WHAT IS BEING ASKED ▸
Report how many lines in the listing below include the word "this". Write nothing besides the number.
────────
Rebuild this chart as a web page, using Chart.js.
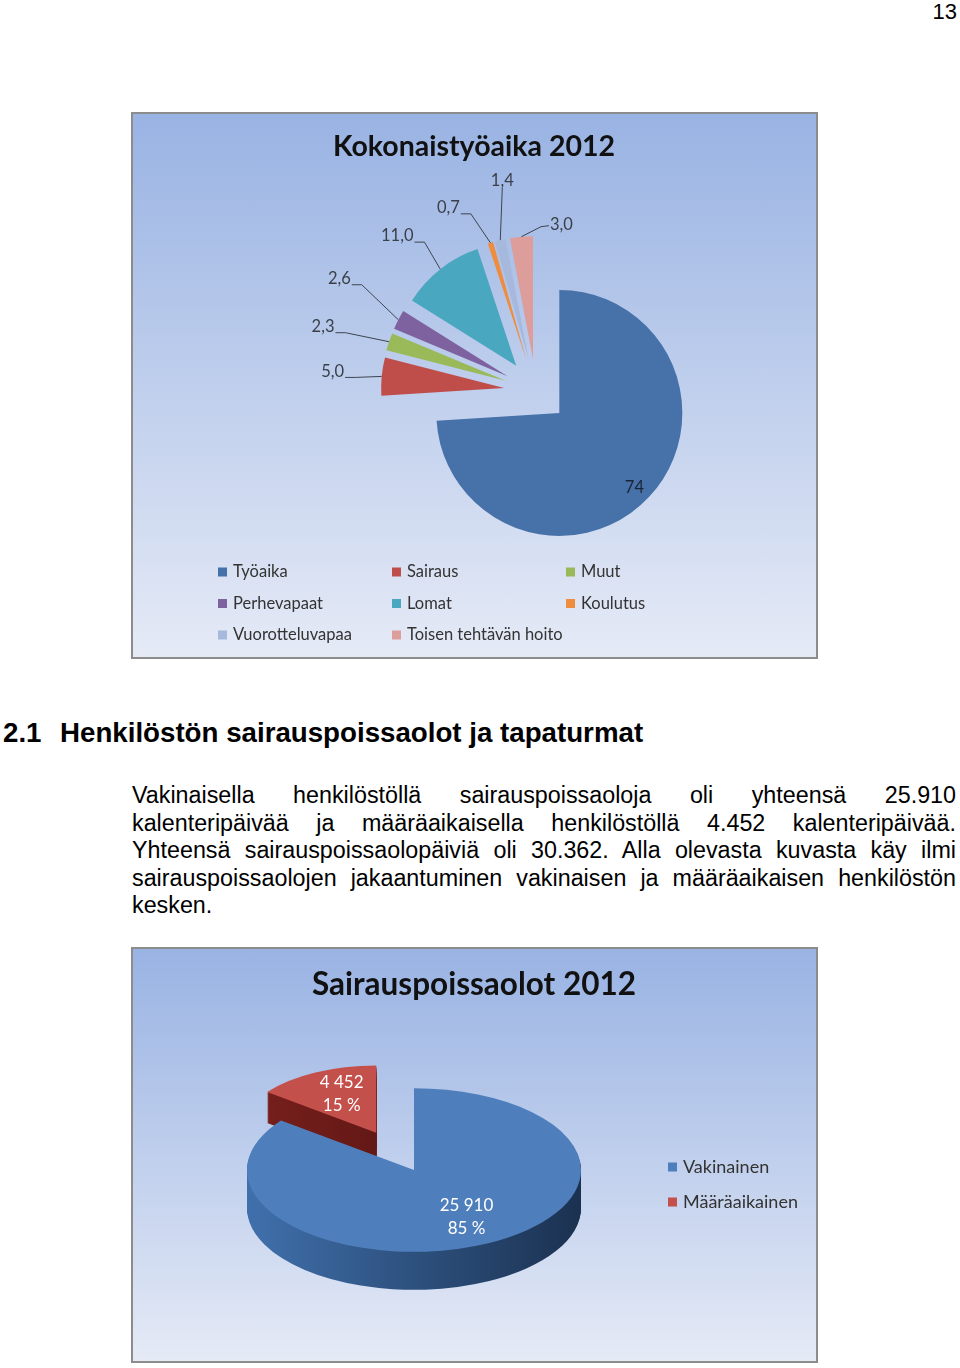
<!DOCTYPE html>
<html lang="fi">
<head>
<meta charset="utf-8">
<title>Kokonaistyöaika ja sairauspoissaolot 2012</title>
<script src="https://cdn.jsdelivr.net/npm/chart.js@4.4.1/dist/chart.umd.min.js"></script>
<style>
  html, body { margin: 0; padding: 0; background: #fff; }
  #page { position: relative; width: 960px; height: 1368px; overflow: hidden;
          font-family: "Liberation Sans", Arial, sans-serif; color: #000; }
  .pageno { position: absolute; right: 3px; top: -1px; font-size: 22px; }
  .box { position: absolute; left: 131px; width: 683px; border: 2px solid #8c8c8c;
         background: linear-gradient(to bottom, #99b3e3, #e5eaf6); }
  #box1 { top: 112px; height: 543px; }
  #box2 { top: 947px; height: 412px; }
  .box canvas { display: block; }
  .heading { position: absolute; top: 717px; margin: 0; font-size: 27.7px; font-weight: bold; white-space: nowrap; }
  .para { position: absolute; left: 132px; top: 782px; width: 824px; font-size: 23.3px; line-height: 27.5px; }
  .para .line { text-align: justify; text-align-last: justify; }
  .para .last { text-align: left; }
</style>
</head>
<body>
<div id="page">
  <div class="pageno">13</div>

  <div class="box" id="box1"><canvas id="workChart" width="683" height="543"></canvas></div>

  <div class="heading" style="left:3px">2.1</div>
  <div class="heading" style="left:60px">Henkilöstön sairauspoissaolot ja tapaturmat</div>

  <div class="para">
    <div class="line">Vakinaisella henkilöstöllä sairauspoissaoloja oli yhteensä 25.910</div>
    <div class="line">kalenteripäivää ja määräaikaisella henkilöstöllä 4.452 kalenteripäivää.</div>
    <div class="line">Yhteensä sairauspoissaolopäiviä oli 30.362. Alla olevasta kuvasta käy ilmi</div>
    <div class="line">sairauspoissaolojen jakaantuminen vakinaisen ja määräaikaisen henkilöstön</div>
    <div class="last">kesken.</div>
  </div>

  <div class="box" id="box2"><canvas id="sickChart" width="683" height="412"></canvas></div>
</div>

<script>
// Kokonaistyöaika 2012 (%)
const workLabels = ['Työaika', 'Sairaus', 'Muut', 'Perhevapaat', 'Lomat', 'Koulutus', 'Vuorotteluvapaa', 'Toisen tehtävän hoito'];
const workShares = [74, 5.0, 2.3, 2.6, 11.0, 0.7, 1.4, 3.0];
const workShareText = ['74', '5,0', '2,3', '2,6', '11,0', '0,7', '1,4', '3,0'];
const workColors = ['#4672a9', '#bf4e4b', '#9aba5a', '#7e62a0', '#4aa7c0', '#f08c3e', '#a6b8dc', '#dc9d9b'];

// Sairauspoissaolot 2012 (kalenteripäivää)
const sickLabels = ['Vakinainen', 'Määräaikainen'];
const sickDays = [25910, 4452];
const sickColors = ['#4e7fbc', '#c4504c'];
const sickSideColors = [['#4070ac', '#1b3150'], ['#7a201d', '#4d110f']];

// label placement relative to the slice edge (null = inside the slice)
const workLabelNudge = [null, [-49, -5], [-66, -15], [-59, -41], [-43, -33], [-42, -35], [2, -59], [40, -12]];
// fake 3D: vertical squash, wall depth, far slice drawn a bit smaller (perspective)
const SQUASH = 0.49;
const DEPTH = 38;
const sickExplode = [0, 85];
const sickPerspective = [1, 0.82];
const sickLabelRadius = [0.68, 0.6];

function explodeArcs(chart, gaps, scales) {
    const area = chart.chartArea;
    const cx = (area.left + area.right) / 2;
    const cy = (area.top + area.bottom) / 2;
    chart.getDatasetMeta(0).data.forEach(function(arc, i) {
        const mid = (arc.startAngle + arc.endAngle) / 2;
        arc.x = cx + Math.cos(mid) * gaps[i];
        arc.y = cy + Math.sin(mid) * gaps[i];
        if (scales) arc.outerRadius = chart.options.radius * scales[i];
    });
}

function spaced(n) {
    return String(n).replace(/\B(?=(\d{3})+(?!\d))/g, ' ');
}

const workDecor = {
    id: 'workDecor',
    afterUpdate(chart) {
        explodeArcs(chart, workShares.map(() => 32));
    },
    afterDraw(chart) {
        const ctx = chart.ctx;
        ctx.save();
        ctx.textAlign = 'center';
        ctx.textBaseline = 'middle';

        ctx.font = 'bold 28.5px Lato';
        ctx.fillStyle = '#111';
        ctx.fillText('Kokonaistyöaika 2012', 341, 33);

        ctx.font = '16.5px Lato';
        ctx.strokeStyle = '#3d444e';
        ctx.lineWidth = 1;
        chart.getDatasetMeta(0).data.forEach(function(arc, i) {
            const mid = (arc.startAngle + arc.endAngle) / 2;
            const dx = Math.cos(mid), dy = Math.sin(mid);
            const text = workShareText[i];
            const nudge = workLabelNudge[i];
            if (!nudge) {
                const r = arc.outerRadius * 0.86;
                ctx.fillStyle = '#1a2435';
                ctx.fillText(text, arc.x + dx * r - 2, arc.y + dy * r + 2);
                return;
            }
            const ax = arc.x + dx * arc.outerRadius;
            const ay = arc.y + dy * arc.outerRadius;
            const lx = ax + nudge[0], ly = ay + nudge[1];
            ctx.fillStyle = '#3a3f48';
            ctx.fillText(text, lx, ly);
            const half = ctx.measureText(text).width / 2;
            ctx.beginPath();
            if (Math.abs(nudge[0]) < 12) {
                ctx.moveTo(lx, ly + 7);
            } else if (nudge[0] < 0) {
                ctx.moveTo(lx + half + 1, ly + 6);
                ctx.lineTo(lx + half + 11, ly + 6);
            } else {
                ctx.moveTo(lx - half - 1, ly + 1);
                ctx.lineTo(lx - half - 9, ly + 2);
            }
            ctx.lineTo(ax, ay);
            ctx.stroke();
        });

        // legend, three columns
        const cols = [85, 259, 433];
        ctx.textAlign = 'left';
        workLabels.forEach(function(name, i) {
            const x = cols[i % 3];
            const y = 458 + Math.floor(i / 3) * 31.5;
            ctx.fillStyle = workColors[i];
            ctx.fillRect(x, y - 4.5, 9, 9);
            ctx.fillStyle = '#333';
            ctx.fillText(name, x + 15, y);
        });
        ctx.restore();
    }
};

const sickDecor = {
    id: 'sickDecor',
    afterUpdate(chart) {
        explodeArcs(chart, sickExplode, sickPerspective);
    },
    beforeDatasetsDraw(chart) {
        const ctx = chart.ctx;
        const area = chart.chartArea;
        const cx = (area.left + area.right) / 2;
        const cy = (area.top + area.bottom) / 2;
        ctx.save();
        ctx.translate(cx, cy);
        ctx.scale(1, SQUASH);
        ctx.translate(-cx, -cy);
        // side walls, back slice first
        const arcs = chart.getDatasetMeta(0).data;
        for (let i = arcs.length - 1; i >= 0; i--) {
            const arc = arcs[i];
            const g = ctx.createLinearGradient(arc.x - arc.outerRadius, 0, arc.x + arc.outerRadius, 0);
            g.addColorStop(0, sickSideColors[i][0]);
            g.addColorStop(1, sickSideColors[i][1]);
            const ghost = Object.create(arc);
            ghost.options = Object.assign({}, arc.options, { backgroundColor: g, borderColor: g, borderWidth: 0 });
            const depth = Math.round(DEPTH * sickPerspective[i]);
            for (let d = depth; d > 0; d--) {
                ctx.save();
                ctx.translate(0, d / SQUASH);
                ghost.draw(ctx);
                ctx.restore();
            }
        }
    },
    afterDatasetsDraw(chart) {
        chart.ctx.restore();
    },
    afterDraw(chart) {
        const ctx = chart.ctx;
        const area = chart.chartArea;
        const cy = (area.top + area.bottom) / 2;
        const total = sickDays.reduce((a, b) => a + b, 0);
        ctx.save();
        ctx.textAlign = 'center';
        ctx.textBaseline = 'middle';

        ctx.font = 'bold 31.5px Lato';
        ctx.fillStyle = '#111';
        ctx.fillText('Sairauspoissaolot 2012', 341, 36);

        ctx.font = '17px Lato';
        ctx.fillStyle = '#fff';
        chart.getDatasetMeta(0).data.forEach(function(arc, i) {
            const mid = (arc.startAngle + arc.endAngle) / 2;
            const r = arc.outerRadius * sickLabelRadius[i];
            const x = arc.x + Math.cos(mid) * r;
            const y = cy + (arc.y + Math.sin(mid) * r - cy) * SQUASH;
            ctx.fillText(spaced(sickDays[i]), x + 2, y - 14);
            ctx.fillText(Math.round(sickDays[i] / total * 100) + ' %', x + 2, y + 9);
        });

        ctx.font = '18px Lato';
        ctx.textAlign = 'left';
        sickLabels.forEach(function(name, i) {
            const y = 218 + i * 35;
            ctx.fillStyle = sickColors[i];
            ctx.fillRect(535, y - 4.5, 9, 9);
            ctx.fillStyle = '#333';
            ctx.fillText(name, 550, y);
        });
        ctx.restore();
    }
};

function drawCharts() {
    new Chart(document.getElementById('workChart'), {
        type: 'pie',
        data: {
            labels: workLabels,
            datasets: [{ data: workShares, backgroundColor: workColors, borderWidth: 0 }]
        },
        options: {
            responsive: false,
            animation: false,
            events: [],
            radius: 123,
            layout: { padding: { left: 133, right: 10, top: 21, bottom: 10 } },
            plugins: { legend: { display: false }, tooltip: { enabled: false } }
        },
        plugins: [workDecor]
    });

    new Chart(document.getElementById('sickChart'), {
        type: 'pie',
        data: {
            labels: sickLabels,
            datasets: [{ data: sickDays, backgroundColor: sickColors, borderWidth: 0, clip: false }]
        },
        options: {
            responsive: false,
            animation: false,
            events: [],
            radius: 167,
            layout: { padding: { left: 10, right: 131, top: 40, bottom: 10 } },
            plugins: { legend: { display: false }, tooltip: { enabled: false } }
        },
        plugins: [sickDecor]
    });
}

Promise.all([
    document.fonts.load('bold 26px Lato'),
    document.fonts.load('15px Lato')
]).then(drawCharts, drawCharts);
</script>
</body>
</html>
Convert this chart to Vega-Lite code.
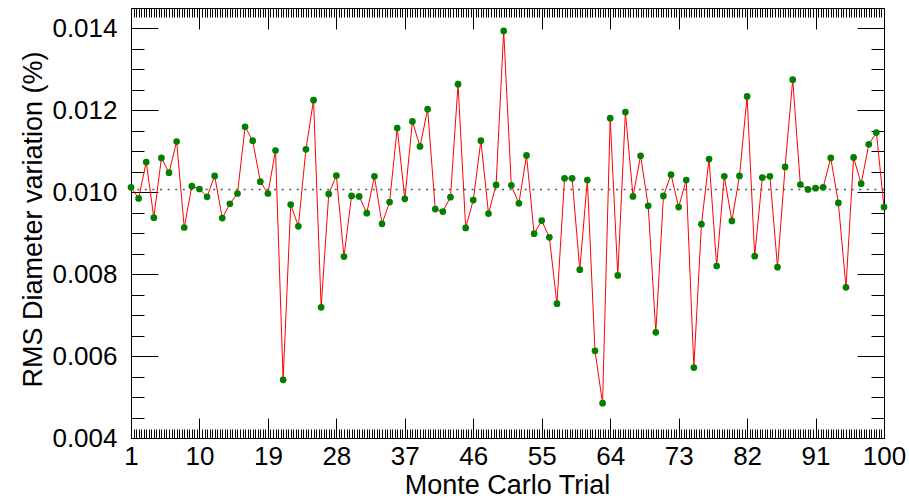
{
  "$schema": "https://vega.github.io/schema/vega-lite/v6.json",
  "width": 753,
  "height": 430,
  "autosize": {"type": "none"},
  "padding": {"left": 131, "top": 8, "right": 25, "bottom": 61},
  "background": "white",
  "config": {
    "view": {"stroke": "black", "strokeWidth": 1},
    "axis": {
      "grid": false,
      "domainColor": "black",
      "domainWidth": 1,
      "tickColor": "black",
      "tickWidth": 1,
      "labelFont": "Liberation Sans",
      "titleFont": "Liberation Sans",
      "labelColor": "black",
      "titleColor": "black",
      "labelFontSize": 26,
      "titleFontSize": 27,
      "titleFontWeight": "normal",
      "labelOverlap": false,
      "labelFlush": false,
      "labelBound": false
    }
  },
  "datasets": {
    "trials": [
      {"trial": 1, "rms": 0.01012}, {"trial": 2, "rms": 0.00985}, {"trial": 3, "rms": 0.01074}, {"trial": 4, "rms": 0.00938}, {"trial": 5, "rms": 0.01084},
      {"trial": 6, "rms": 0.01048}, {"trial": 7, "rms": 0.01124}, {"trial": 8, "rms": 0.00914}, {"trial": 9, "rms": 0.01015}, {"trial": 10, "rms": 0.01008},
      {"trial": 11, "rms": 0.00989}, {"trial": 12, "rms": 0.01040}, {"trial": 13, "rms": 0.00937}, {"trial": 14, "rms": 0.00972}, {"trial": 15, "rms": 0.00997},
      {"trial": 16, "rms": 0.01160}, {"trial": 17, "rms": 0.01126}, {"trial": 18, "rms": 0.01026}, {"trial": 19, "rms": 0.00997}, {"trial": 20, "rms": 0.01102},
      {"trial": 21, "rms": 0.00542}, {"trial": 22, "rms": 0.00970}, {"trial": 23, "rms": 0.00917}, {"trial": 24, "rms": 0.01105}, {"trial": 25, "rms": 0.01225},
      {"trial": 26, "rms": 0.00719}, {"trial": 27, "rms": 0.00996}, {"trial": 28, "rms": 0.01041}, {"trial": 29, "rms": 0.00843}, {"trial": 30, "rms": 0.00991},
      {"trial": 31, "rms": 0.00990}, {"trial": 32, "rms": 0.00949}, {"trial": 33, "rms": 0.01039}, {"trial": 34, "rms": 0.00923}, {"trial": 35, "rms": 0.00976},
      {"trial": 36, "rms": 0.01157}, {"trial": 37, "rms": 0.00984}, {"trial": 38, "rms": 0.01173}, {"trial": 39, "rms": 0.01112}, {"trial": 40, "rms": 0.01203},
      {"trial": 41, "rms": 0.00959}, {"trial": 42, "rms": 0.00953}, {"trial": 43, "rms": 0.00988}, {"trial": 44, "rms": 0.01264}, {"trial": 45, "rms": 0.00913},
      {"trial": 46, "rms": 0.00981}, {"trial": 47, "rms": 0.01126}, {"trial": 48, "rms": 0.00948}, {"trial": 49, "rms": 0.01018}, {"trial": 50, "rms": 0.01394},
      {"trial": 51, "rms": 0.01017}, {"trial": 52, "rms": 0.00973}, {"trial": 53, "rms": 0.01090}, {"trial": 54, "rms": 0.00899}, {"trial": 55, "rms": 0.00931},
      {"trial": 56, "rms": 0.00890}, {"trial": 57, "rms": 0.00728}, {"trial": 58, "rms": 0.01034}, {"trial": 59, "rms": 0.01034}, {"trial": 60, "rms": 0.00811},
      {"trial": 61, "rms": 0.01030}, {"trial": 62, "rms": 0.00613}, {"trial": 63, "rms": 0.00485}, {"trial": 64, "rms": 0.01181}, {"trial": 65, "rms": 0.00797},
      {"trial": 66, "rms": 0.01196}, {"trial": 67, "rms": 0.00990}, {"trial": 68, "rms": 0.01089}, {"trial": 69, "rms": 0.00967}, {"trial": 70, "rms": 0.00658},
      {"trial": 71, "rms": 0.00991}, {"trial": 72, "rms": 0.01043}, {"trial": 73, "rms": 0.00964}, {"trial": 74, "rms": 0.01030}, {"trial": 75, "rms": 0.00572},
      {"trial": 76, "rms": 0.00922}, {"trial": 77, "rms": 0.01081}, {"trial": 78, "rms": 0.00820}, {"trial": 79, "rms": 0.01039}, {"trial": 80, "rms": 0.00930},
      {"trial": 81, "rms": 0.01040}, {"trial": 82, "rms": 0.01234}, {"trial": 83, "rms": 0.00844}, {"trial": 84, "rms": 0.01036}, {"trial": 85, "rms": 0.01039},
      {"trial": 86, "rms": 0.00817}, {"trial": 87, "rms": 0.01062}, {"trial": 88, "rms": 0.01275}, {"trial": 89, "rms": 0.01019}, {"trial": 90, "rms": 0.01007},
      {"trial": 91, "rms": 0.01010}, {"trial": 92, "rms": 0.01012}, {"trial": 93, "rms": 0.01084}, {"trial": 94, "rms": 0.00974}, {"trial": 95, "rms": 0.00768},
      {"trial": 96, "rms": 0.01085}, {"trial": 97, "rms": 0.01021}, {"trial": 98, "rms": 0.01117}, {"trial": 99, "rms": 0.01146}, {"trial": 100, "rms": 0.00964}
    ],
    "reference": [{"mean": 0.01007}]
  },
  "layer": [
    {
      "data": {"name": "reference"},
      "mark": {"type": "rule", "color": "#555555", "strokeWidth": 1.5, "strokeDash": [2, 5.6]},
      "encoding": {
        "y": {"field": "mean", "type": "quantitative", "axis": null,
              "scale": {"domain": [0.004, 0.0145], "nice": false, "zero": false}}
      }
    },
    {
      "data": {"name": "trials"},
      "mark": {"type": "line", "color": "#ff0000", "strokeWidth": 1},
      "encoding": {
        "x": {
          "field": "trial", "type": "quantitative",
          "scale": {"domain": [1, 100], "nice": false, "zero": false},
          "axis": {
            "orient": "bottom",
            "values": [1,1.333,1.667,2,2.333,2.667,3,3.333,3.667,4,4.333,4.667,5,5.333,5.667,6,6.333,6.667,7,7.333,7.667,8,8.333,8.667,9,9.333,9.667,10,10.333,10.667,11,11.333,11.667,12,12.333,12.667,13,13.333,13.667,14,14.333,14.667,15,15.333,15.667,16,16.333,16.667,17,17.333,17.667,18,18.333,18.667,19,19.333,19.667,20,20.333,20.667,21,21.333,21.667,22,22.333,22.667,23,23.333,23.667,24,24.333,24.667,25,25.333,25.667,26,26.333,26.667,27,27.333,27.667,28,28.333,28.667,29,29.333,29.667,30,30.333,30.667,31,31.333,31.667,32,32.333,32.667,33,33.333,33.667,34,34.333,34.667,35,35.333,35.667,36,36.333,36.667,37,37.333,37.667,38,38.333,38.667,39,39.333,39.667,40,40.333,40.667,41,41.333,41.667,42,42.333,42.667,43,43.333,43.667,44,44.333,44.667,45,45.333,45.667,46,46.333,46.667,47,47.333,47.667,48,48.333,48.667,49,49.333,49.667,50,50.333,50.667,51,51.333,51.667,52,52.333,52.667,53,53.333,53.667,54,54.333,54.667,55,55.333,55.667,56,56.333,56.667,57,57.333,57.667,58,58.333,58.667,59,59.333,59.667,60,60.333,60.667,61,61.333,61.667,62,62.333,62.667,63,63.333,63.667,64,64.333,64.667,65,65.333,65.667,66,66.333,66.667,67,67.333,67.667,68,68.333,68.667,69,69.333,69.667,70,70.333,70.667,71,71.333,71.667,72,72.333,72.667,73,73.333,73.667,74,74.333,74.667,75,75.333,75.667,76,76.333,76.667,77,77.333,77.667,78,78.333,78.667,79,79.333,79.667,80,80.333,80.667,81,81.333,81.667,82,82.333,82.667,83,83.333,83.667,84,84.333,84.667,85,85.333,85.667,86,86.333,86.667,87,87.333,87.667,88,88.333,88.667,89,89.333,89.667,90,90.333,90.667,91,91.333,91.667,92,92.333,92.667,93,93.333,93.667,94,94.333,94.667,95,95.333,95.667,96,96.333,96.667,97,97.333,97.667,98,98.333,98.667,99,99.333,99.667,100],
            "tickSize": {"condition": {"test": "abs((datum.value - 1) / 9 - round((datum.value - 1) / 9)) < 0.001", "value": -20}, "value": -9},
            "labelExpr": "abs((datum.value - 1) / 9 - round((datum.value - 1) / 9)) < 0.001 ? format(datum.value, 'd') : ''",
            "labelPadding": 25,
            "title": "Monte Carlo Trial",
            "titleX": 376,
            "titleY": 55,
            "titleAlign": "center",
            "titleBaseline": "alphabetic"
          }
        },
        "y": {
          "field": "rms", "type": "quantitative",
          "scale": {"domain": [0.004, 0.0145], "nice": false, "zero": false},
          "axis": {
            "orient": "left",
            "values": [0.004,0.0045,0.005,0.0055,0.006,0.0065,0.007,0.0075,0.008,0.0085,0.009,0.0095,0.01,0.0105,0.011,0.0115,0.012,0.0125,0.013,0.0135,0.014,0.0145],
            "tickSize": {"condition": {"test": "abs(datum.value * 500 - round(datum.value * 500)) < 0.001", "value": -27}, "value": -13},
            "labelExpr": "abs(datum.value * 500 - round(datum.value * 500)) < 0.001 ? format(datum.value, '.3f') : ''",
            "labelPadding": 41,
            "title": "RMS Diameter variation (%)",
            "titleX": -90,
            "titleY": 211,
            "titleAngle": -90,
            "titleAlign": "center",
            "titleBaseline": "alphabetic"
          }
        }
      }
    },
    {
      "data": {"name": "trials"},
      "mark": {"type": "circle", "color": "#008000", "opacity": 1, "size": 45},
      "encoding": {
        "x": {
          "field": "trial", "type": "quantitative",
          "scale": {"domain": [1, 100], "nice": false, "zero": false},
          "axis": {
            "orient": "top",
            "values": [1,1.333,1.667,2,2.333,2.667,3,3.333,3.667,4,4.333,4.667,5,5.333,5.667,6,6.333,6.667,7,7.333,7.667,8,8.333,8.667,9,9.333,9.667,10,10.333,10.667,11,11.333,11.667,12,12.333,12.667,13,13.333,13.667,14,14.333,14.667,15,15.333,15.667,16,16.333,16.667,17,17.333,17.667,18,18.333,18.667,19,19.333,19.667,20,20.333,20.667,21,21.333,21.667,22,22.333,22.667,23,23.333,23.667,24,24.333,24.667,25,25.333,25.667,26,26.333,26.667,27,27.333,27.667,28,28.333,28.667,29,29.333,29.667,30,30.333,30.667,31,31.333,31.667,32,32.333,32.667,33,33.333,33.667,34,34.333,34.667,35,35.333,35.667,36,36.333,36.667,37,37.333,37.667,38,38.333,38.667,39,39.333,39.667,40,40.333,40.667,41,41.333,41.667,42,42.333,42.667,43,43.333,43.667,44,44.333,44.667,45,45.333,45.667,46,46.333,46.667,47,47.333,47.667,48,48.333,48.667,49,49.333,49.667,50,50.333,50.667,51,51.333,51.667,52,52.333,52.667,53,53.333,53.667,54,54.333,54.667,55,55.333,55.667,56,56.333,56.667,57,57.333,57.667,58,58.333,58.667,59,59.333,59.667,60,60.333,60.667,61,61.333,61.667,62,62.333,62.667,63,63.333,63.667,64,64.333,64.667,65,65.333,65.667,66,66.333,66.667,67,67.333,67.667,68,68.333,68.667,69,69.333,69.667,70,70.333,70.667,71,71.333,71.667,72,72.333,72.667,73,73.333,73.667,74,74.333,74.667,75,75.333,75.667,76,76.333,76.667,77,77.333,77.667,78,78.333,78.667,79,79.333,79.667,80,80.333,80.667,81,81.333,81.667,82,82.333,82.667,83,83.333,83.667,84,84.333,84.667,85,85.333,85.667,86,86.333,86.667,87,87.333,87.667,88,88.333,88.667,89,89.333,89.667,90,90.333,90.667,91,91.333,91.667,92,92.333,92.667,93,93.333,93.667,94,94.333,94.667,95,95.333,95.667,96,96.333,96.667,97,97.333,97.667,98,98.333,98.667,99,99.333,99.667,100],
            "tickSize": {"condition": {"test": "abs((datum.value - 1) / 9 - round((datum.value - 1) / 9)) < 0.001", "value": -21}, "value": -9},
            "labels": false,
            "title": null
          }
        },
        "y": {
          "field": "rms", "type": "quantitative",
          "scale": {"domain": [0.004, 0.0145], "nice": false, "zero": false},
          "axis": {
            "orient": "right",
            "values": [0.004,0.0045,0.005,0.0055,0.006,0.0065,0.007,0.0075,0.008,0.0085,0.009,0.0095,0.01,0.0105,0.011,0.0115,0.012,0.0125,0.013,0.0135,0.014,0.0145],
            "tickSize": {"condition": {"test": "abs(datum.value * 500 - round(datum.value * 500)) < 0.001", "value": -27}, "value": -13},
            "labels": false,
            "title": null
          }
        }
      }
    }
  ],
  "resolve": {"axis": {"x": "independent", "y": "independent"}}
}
────────
SOLVED PROBLEM ▸
2